トイヒラよりサックコトニに至る。この川筋はすべて下サッポロ、一名フシコサッポロへ落ちる由。ついでポロコトニ、ヨウコシベツなる川を経てハッサムに至る。
〈ハッサム〉川幅七、八間で小舟で渡る。川端に高札を立つ。当地の在住やオタルナイ辺への出稼の者たちの鮭漁を禁ずるものである。昔は夷人の家が多かったというが、今は一軒のみ。フシコハッサムには在住の家が立ち並び、武四郎はアイヌのアイクシテの家に止宿している。
翌二十日、在住宅五、六軒あるチライオツベツの辺を過ぎ、サンタラッケに来るや、オタルナイ領より薪、材木伐り出しの雪車を引くため道もよく、賑わしき様である。それより新道をたどればハッサム・ゼニバコ間三里半ばかりのところを、雪上を一直線に進んで一里ほど短縮してゼニバコに着き、イシカリに入る。
その後武四郎は上川・十勝・釧路・根室・北見・宗谷・天塩を巡って、六月に再度イシカリにもどり、ついで六月十七日イシカリよりゼニバコに来たって止宿。昨年まで一宇の小屋であったが、今年は座敷八坪ほど完成し、りっぱな通行屋に改められている。十八日ゼニバコを発してサッポロ越新道をたどって検分する。ホシオキには中島辰三郎、中島彦左衛門、中川金之助、葛山幸三郎の在住四軒あり、大根・蕎麦・隠元・ささげ等を栽培する。ついでオタルナイ川の支流ポンタツナイも同じく在住の給与地である。チライオツに追分があり、右は本道、左はハッサムの夷家村に通ず。左を行くと大屋文右衛門、大竹慎十郎、永田休蔵、弓気多内匠の在住四軒並び、ついでポンハッサムにも山田常蔵、秋場熊蔵の在住二軒あり、少し上に夷人小屋五軒。この辺は大根・蕎麦畑になり、昨年の様とは大いに変化している。
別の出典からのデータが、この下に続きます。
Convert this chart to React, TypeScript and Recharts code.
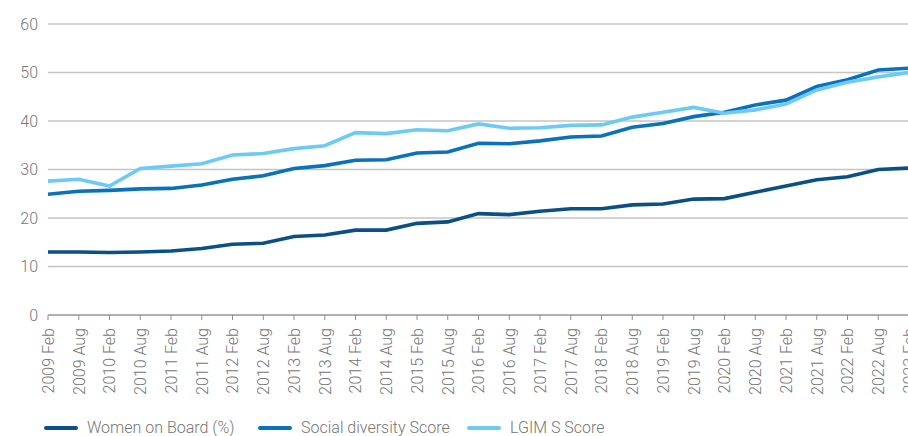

本道にもどるや、この辺に炭焼小屋が多くできている。ハッサム川に粗朶橋が架設されている。コトニ川幅五、六間、これがフシコサッポロといい、また下サッポロともいう川筋のことで、昔は人家があったというが、今はなし。シャツクコトニを経て、上サッポロの夷人村のあるポンヘツバロ、さらにオソウシからトイヒラに至る。川を渡ろうとしたが舟は向岸にあり。案内のタケアニ、馬の鞍を下ろし、裸馬にて川を横切り丸木舟を持ち来る。昨春堀奉行巡回の折休息された茅小屋二つあり。ここに止宿。
六月十九日トイヒラを出発し、ツイシカリ川に沿いツキシャプ、モツキシャプ、アシュウシベツを経て、ついでシュママップ川の支流クウナイ(サルウツナイ)に移り、ワウツを経てシュママツプトに至る。トイヒラよりおよそ五里。この川中を境にイシカリ・ユウフツ両領を分ける。堀奉行巡回の際建てた小休所二棟あり。かくしてイサリ、千歳を経過してユウフツに抜ける。
以上のように、松浦武四郎は四回の踏査の過程で六度にわたり、イシカリから特にサッポロの地域を検分し、また記録を残し、当時においては当地方を最も熟知した一人であったといえよう。